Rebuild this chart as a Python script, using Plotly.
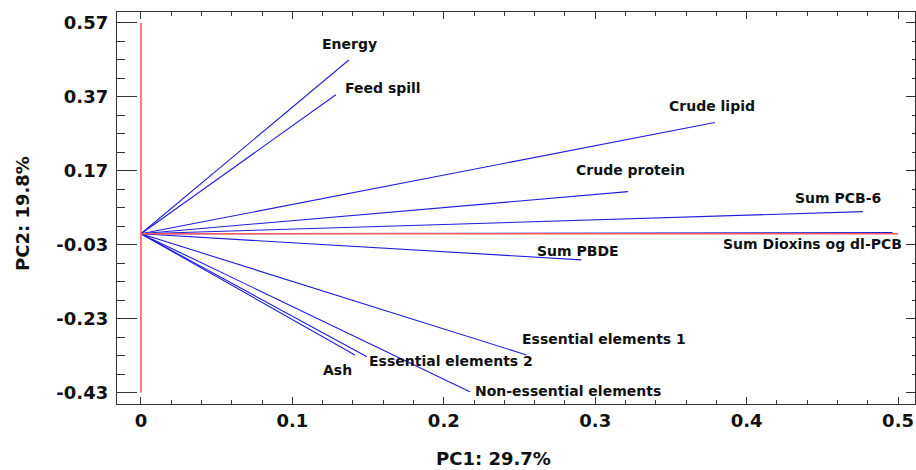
import plotly.graph_objects as go

# Loadings (PC1, PC2)
variables = ["Energy", "Feed spill", "Crude lipid", "Crude protein", "Sum PCB-6",
             "Sum Dioxins og dl-PCB", "Sum PBDE", "Essential elements 1",
             "Essential elements 2", "Ash", "Non-essential elements"]
pc1 = [0.1373, 0.1287, 0.3790, 0.3216, 0.4768, 0.4964, 0.2909, 0.2546, 0.1492, 0.1413, 0.2172]
pc2 = [0.470, 0.376, 0.301, 0.114, 0.060, 0.003, -0.0706, -0.3277, -0.3327, -0.3277, -0.427]

# label positions
label_x = [0.1380, 0.1597, 0.3772, 0.3234, 0.4603, 0.4432, 0.2884, 0.3057, 0.2045, 0.1300, 0.2818]
label_y = [0.512, 0.395, 0.345, 0.173, 0.097, -0.0287, -0.0463, -0.285, -0.3434, -0.3689, -0.4238]

# reference axes
ref_v_x = [0, 0]
ref_v_y = [-0.43, 0.57]
ref_h_x = [0, 0.5]
ref_h_y = [0, 0]

x_ticks = [0, 0.1, 0.2, 0.3, 0.4, 0.5]
x_ticktext = ["0", "0.1", "0.2", "0.3", "0.4", "0.5"]
y_ticks = [0.57, 0.37, 0.17, -0.03, -0.23, -0.43]
y_ticktext = ["0.57", "0.37", "0.17", "-0.03", "-0.23", "-0.43"]

x_title = "PC1: 29.7%"
y_title = "PC2: 19.8%"

FONT = "DejaVu Sans"
XR = [-0.01584, 0.5112]
YR = [-0.4603, 0.5997]

fig = go.Figure()
for name, x, y in zip(variables, pc1, pc2):
    fig.add_trace(go.Scatter(x=[0, x], y=[0, y], mode="lines",
                             line=dict(color="#1f1fd6", width=1.1),
                             showlegend=False, hoverinfo="skip", name=name))
fig.add_trace(go.Scatter(x=ref_v_x, y=ref_v_y, mode="lines",
                         line=dict(color="#ff5a5a", width=1.6), showlegend=False, hoverinfo="skip"))
fig.add_trace(go.Scatter(x=ref_h_x, y=ref_h_y, mode="lines",
                         line=dict(color="#ff5a5a", width=1.4), showlegend=False, hoverinfo="skip"))
# dummy trace for right-side tick axis
fig.add_trace(go.Scatter(x=[None], y=[None], yaxis="y2", showlegend=False, hoverinfo="skip"))

annotations = []
for name, lx, ly in zip(variables, label_x, label_y):
    annotations.append(dict(x=lx, y=ly, xref="x", yref="y", text=name, showarrow=False,
                            font=dict(family=FONT, size=14, color="#111111", weight=700),
                            xanchor="center", yanchor="middle"))
annotations.append(dict(x=(493 - 117) / 798, y=-0.138, xref="paper", yref="paper",
                        text=x_title, showarrow=False, xanchor="center", yanchor="middle",
                        font=dict(family=FONT, size=18, color="#111111", weight=700)))
annotations.append(dict(x=(22 - 117) / 798, y=(404 - 214) / 392, xref="paper", yref="paper",
                        text=y_title, showarrow=False, textangle=-90,
                        xanchor="center", yanchor="middle",
                        font=dict(family=FONT, size=18, color="#111111", weight=700)))

axis_common = dict(showgrid=False, zeroline=False, showline=True, linecolor="#333333",
                   linewidth=1.3, tickcolor="#333333", tickwidth=1.3, automargin=False,
                   tickfont=dict(family=FONT, size=18, color="#111111", weight=700))

fig.update_layout(
    width=916, height=470,
    margin=dict(l=117, r=1, t=12, b=66),
    plot_bgcolor="white", paper_bgcolor="white",
    xaxis=dict(range=XR, tickmode="array", tickvals=x_ticks, ticktext=x_ticktext,
               ticks="inside", ticklen=7, mirror="ticks",
               minor=dict(dtick=0.02, tick0=0, ticks="inside", ticklen=4,
                          tickcolor="#333333", tickwidth=1.1),
               **axis_common),
    yaxis=dict(range=YR, tickmode="array", tickvals=y_ticks, ticktext=y_ticktext,
               ticks="inside", ticklen=20, ticklabelstandoff=4,
               minor=dict(dtick=0.05, tick0=0.57, ticks="inside", ticklen=8,
                          tickcolor="#333333", tickwidth=1.1),
               **axis_common),
    yaxis2=dict(range=YR, overlaying="y", side="right", showgrid=False, zeroline=False,
                showline=True, linecolor="#333333", linewidth=1.3, automargin=False,
                tickmode="array", tickvals=y_ticks, showticklabels=False,
                ticks="inside", ticklen=9, tickcolor="#333333", tickwidth=1.3,
                minor=dict(dtick=0.05, tick0=0.57, ticks="inside", ticklen=3,
                           tickcolor="#333333", tickwidth=1.1)),
    annotations=annotations,
)

fig.write_html("out.html", config={"displayModeBar": False},
               post_script="document.body.style.margin='0';document.body.style.padding='0';"
                           "document.documentElement.style.overflow='hidden';")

-- WHAT YOU NEED TO DO --
In the data above, please extract the lines from the first one through the line with "import plotly.graph_objects as go", exactly, and keep pictures out.

-- SOLUTION BELOW --
Rebuild this chart as a Python script, using Plotly.
import plotly.graph_objects as go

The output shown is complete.